Finish Fast and Polished
- Lock the chorus melody and lyric first.
- Run a crime scene edit on verses. Replace abstract words with concrete items and time crumbs.
- Confirm prosody by speaking all lines then singing them slowly.
- Record a clean demo with minimal arrangement that still expresses the sonic goal.
- Play it for three people who listen to music differently than you. Ask them to name the line they remember. If it is not the chorus, fix the chorus.
Examples You Can Model
Example 1 Theme wake up and practice for a performance.
Verse The apartment is sleeping but my lamp is humming, coffee in a chipped mug that remembers my name.
Pre Fingertips learn the calluses. The metronome stops blaming me.
Chorus I count four and I go, I count four and I go. Floorboards memorize my footprints. I do this until the lights know my name.
Example 2 Theme quitting waiting for permission.
Verse I keep my resume printed and folded on the table like a secret I am ready to shout.
Pre My hands press the button on the elevator without thinking twice.
Chorus I sign it and I leave.
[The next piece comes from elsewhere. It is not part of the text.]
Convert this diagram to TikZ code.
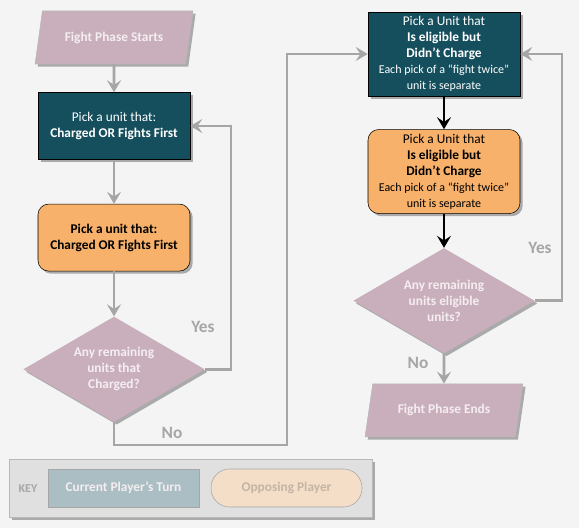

I sign it and I leave. The hallway is shorter when you walk it on purpose.
Common Questions Answered
How do I make a determination song sound authentic and not preachy
Authenticity comes from showing cost and habit. Say what you gave up and what you do every day to keep going. Avoid telling people to feel motivated. Instead show the scene that created motivation. The listener will feel it without you preaching.
Should the chorus be positive or angry
Both are valid. Positive works when the song is about ultimate triumph. Angry or defiant works when the song answers a doubter or a system. Pick an emotional truth for the character. Do not flip between anger and joy without a clear narrative reason.
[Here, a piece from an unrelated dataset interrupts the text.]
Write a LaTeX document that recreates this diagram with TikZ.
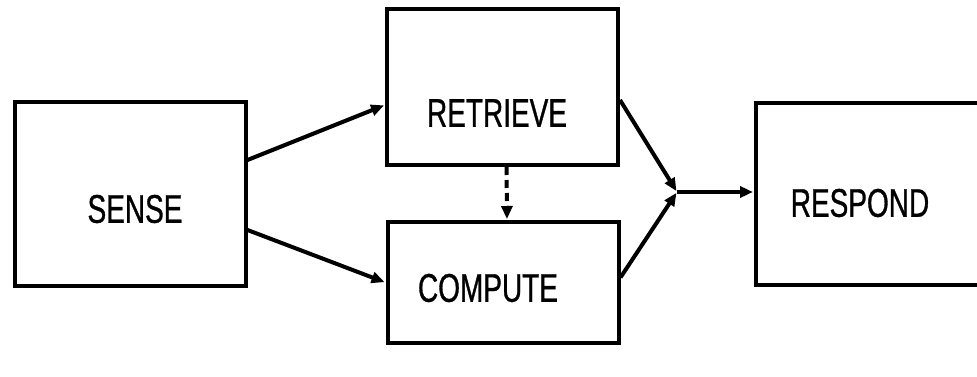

How long should a determination song be
Length is a tool not a rule. Aim for a runtime that fits your intended placement. For streaming playlists shorter songs often perform better because listeners replay them. For cinematic uses longer songs allow more narrative. Two minutes to four minutes is common. Keep the chorus memorable and land it early.
Action Plan You Can Use Right Now
- Write the core promise sentence in plain language as if texting a friend.
- Pick your determination voice and tempo. Decide on steady or relentless at the start.
- Write a specific verse scene with a time crumb and an object. Two minutes.
- Create a two chord loop and vowel sing until the melody gives you a repeatable gesture. Ten minutes.
- Place the promise on the most singable note. Repeat it twice in the chorus. Trim other words until every line shows either cost or action.
- Record a basic demo and play it for three listeners with the one question what line stuck with you.
FAQ
What are small details that make a determination song feel real
Time crumbs like three a m, late-night laundry, or the smell of instant coffee. Objects like a worn notebook, sneakers missing laces, or a dented guitar pick. Actions like walking the same route at dawn, rewriting the same verse, or mailing an application every Monday. Tiny consistent actions are proof of character.
How do I avoid sounding like every motivational playlist
Replace slogans with scenes. Choose one unexpected detail. Use real cost. Give the listener a human moment that anchors the vow. Fans remember the line about the dented guitar pick not the sentence about chasing a dream.
Can I write a determination song about failure
Yes. Failure is fertile. A determination song that starts with failure and ends with a small win is powerful. The arc feels earned because the character has something to overcome. Use the failure as evidence of persistence rather than as a pity party.